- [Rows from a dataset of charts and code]
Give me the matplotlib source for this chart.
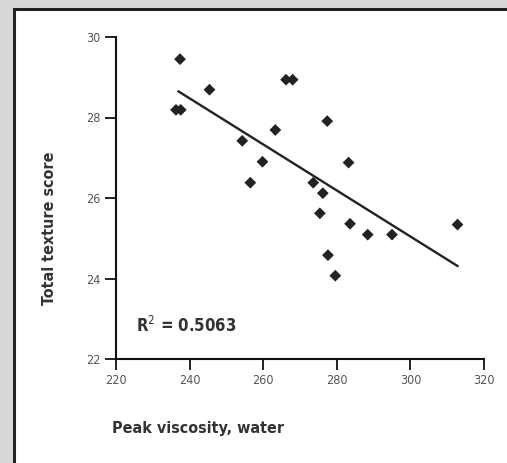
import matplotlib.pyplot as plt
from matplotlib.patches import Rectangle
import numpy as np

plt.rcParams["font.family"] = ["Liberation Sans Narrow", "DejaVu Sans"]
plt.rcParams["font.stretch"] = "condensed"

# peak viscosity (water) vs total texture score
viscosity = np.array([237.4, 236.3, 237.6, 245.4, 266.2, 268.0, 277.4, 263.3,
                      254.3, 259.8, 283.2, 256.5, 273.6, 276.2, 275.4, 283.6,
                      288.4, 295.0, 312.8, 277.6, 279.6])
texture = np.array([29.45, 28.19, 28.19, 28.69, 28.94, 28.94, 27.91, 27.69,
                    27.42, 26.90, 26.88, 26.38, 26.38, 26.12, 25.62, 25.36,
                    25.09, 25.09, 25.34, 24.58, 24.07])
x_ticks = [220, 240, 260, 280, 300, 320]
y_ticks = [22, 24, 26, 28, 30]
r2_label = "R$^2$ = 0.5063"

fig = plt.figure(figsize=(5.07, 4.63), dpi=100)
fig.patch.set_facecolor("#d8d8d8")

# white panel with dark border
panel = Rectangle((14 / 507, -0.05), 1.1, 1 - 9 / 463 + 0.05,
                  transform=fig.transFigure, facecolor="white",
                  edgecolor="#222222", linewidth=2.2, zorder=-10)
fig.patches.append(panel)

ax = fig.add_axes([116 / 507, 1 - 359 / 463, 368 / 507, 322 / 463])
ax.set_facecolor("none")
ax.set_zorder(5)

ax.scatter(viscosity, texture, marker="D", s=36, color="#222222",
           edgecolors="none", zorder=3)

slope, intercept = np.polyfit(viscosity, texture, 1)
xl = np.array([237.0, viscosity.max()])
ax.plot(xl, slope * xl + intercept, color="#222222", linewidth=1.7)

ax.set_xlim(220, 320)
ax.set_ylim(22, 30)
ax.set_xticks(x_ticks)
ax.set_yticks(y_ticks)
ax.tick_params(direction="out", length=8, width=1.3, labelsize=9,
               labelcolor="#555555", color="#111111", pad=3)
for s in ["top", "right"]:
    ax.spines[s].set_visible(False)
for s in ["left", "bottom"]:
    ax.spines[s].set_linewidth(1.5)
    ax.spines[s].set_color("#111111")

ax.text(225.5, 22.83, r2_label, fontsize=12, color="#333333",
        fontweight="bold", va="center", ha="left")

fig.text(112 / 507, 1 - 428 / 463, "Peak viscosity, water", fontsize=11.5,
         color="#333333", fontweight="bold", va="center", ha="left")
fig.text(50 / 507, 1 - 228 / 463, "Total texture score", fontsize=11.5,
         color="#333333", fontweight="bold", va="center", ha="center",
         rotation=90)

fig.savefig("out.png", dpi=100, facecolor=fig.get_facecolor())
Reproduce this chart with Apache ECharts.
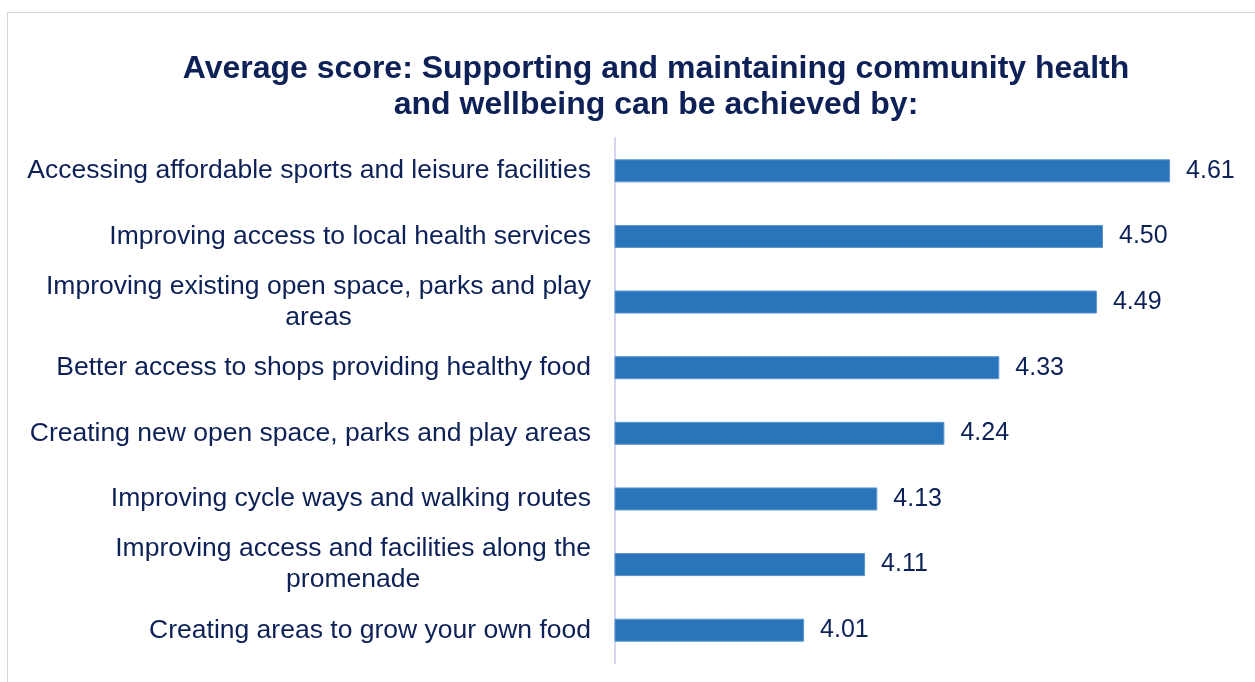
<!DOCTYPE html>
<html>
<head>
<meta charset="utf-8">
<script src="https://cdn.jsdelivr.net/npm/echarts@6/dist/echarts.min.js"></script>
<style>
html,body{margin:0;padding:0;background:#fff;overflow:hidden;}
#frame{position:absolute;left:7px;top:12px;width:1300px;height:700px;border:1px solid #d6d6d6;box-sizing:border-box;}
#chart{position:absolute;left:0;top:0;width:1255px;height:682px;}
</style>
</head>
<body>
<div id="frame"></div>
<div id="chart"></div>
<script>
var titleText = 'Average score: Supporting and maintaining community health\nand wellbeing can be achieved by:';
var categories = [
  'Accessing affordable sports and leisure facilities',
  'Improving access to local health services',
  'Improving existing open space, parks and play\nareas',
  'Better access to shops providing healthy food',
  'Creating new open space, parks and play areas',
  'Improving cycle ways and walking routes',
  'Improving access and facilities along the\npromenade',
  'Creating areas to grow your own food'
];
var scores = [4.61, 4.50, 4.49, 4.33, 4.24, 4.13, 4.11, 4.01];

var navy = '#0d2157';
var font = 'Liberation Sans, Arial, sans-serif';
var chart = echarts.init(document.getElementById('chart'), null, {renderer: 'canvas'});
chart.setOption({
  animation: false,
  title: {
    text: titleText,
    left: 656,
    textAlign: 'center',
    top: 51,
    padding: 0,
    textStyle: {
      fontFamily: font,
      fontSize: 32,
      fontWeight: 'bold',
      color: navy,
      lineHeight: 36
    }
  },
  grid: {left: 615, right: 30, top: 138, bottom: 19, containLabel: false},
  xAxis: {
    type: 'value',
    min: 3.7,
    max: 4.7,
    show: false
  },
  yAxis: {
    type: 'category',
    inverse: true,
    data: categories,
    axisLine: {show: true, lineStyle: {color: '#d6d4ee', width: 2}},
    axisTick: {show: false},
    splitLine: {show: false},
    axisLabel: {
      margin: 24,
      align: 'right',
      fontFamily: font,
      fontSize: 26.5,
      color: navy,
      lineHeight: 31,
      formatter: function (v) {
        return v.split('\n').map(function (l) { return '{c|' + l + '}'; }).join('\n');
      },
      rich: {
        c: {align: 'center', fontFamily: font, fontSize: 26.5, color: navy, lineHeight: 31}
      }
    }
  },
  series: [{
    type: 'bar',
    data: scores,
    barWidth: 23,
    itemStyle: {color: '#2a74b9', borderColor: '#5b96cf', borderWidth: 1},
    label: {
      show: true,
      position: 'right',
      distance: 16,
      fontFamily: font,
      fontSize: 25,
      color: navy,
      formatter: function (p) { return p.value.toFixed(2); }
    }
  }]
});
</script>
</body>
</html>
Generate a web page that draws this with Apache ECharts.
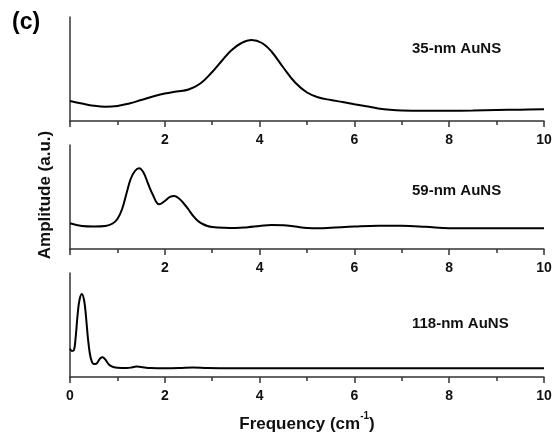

- [The task] Scan the material above for the string "with" and return the lines that hold it.

- [Result of the exercise]
# white panel with dark border
Reproduce this chart with Apache ECharts.
Generate a web page that draws this with Apache ECharts.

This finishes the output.